Laramie County School District #1 presented results from an independent special-education program review conducted by the Public Consulting Group (PCG), which identified both notable strengths — including strong IEP documentation and district assistive-technology supports — and several areas that need sustained improvement, the consultants said.
The study matters because it evaluates whether LCSD 1 is meeting federal requirements under the Individuals with Disabilities Education Act (IDEA) and whether students with disabilities have consistent access to general-education curriculum and supports across district schools.
PCG senior education adviser Jacob Lehi told trustees the review used a mixed-methods design: document reviews, 2 days of on-site focus groups, a third day of virtual interviews, classroom observations, parent and staff surveys and an IEP file review. PCG reported 293 parent survey responses (about a 15% response rate), 10 staff survey responses, visits to 10 schools and 75 classrooms, and examination of 25 unique student IEP files. Lehi said the final report and executive summary were provided to district leadership and that PCG applied a six-domain special-education effectiveness framework in its analysis.

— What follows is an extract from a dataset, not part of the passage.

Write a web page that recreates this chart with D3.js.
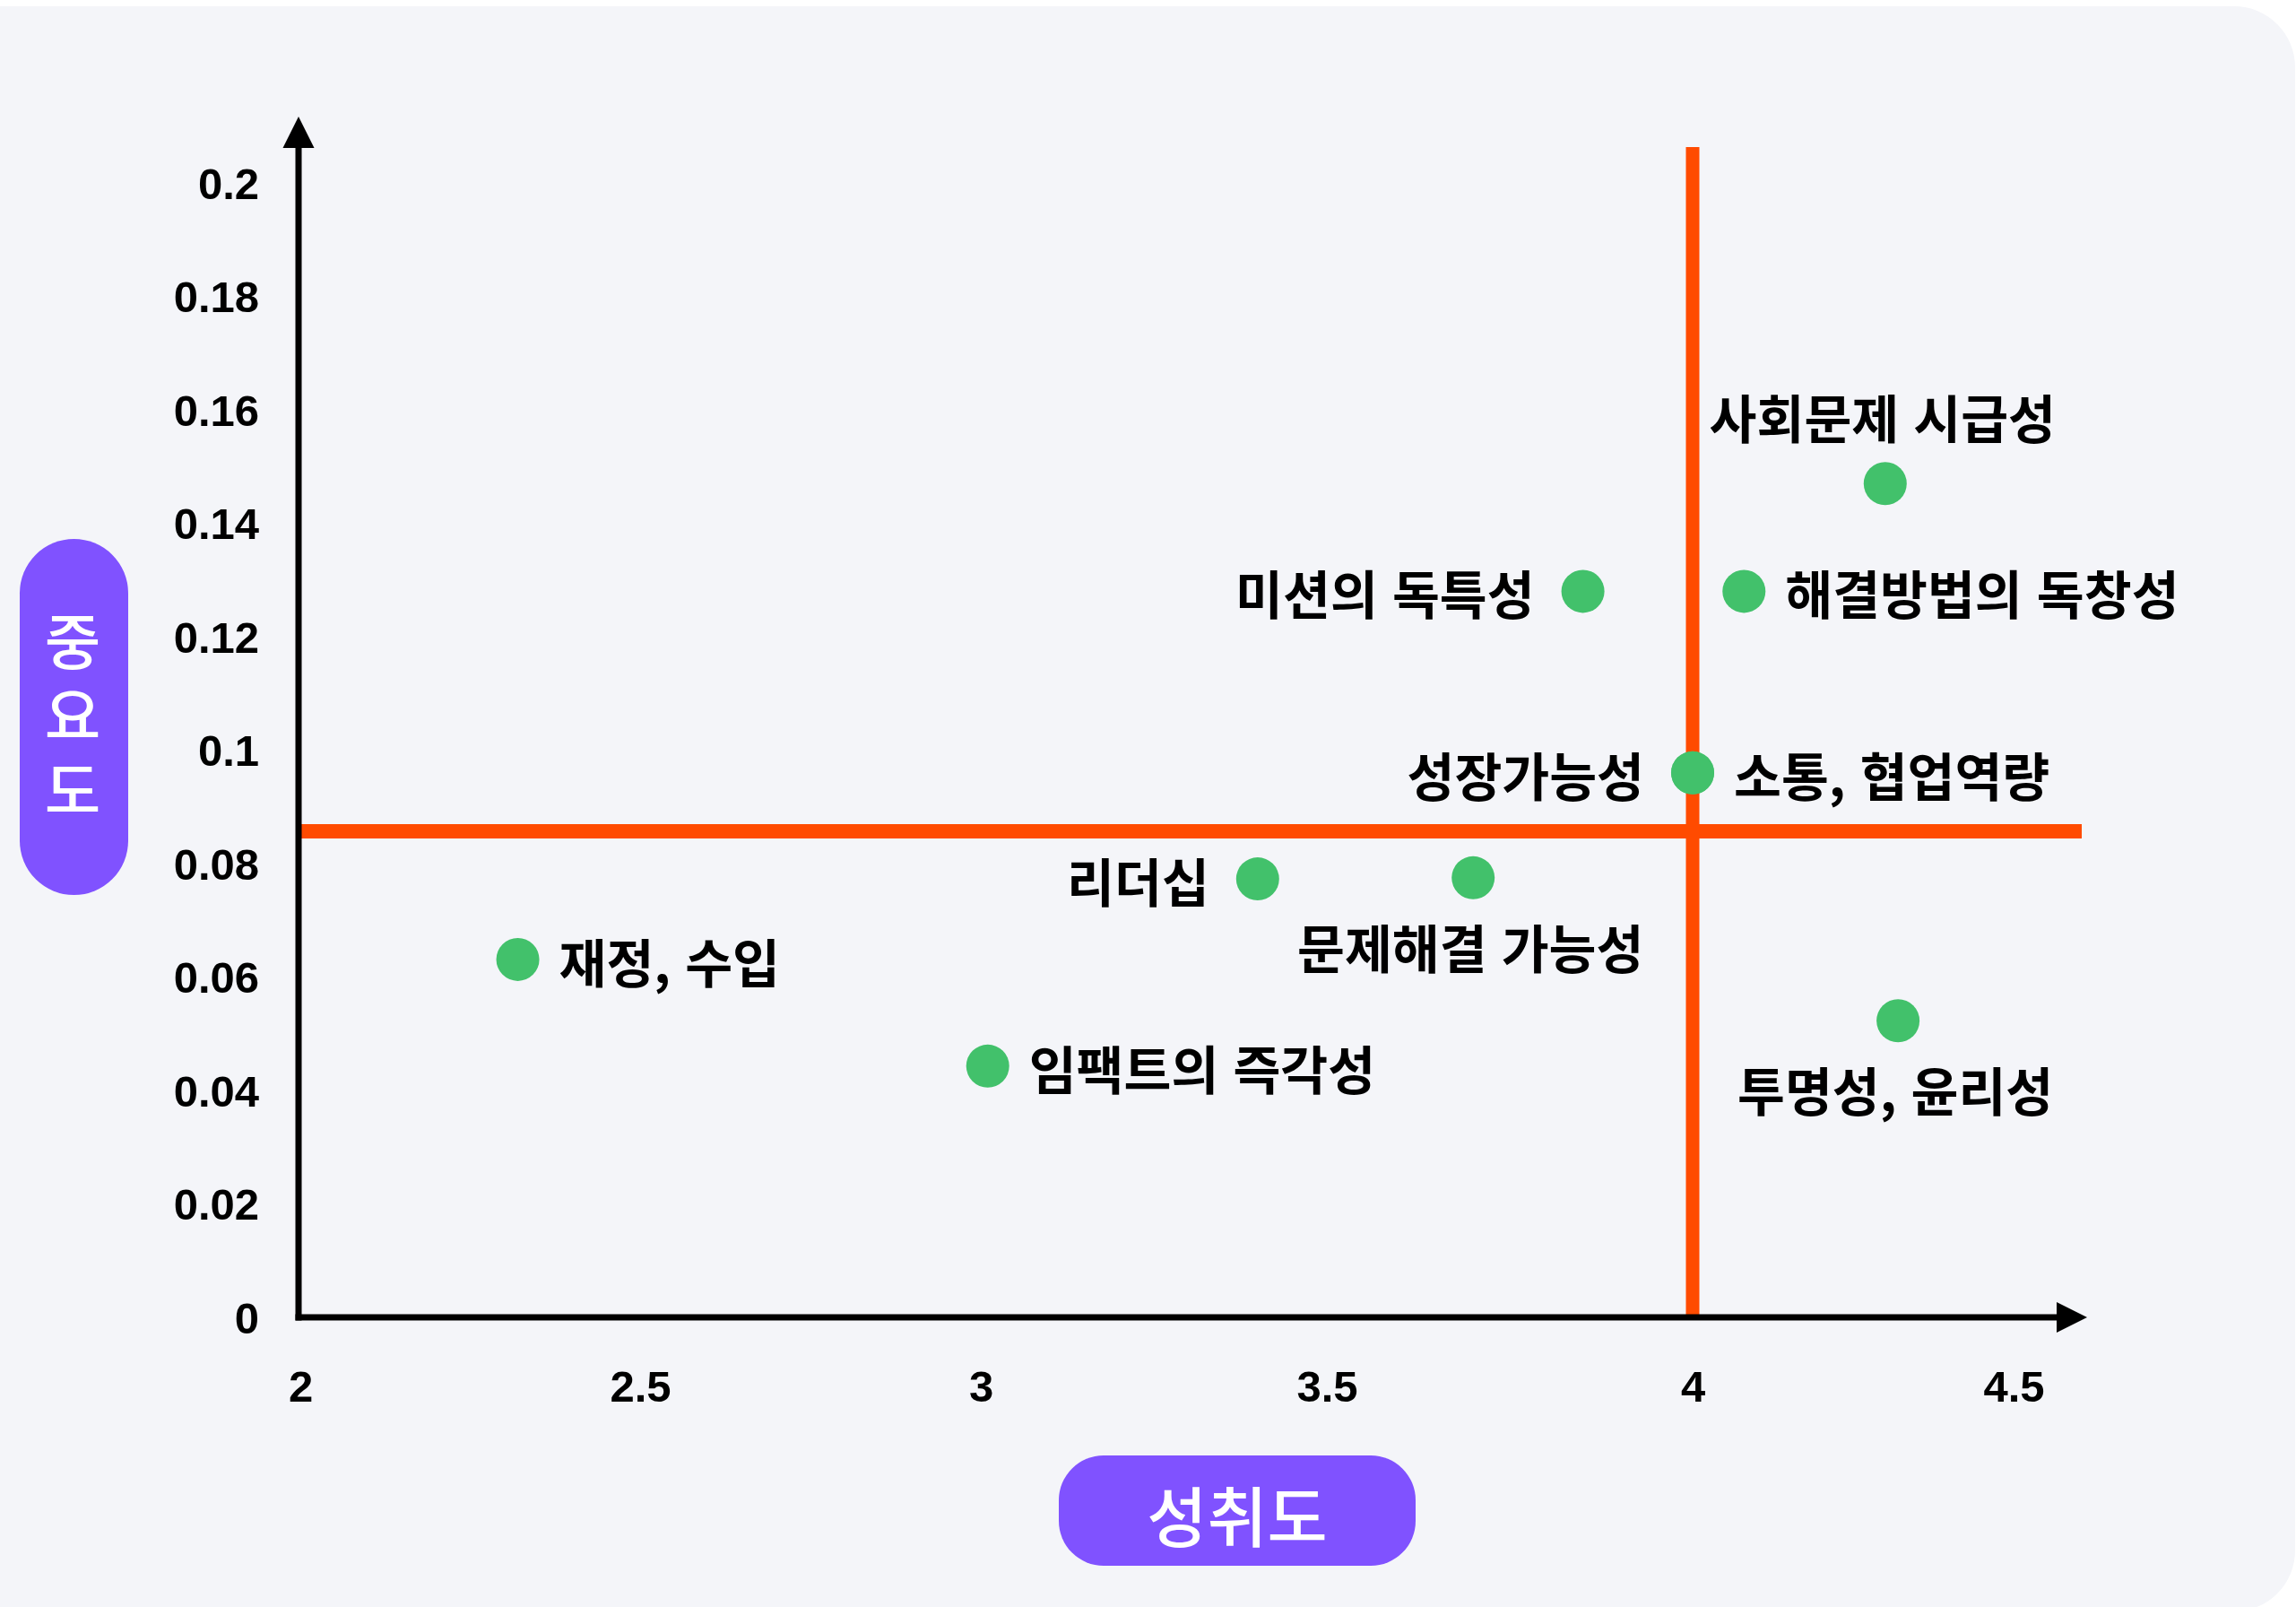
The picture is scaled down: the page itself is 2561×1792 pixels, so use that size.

PCG highlighted several strengths. The consultants said many IEPs reviewed scored well on the team’s “golden thread” protocol, showing clear, data-centered student goals. PCG also commended the district’s assistive-technology team for digitizing curriculum and supporting classroom use that staff and observers described as meaningful for students with extensive needs. Lehi said the district has made visible progress on multi-tiered systems of support (MTSS) and has already hired an MTSS coordinator.
At the same time, PCG identified persistent opportunities. The consultant team found inconsistent MTSS application across schools: while some campuses had strong systems, others lagged. PCG measured staff familiarity with Universal Design for Learning (UDL) at roughly 29% reporting a solid foundation, and recommended district-wide training and reinforced coaching structures so UDL principles are implemented with fidelity. The report also flagged inconsistent components across some IEPs and recommended district-level IEP monitoring and internal quality-control processes.
PCG urged the district to strengthen systems and structures — notably communication of procedures to staff and families — and recommended adding leadership capacity in the Office of Special Education. Maury Ulig of PCG said in the presentation that an additional assistant director in special education would help provide the “connective tissue” between district guidance and building-level practice. Gloria (PCG staff) added the consultants observed high-quality parent engagement, including robust parent focus groups, and described parent input as “very thorough.”
PCG’s prioritized recommendations include focused professional development on MTSS and UDL, standardizing MTSS implementation, instituting an internal IEP-monitoring process, strengthening family engagement mechanisms (including a Special Education Parent Advisory Committee), and evaluating an IEP/data-management system to improve timeline compliance. Lehi told trustees the consultants envision implementation as a three- to five-year change-management effort tied to district priorities (MTSS, rigor of Tier 1 instruction and literacy).
The consultants said they will work with district leadership on an action plan, milestones, and measurable indicators to track progress. PCG emphasized that some recommendations will require budget and staffing investments and that the district already is aligning several priorities to support improvement.
PCG presenters answered trustees’ questions about methodology and survey response rates and offered to connect LCSD 1 with other districts that have pursued UDL training. The presentation closed with a Q&A and the district and PCG agreeing to continue action-planning sessions in the coming months.
Ending: PCG told the board it would continue partnering with LCSD 1 to develop an actionable implementation plan and measurable milestones; trustees and district staff said they expected follow-up action-planning meetings in February and March.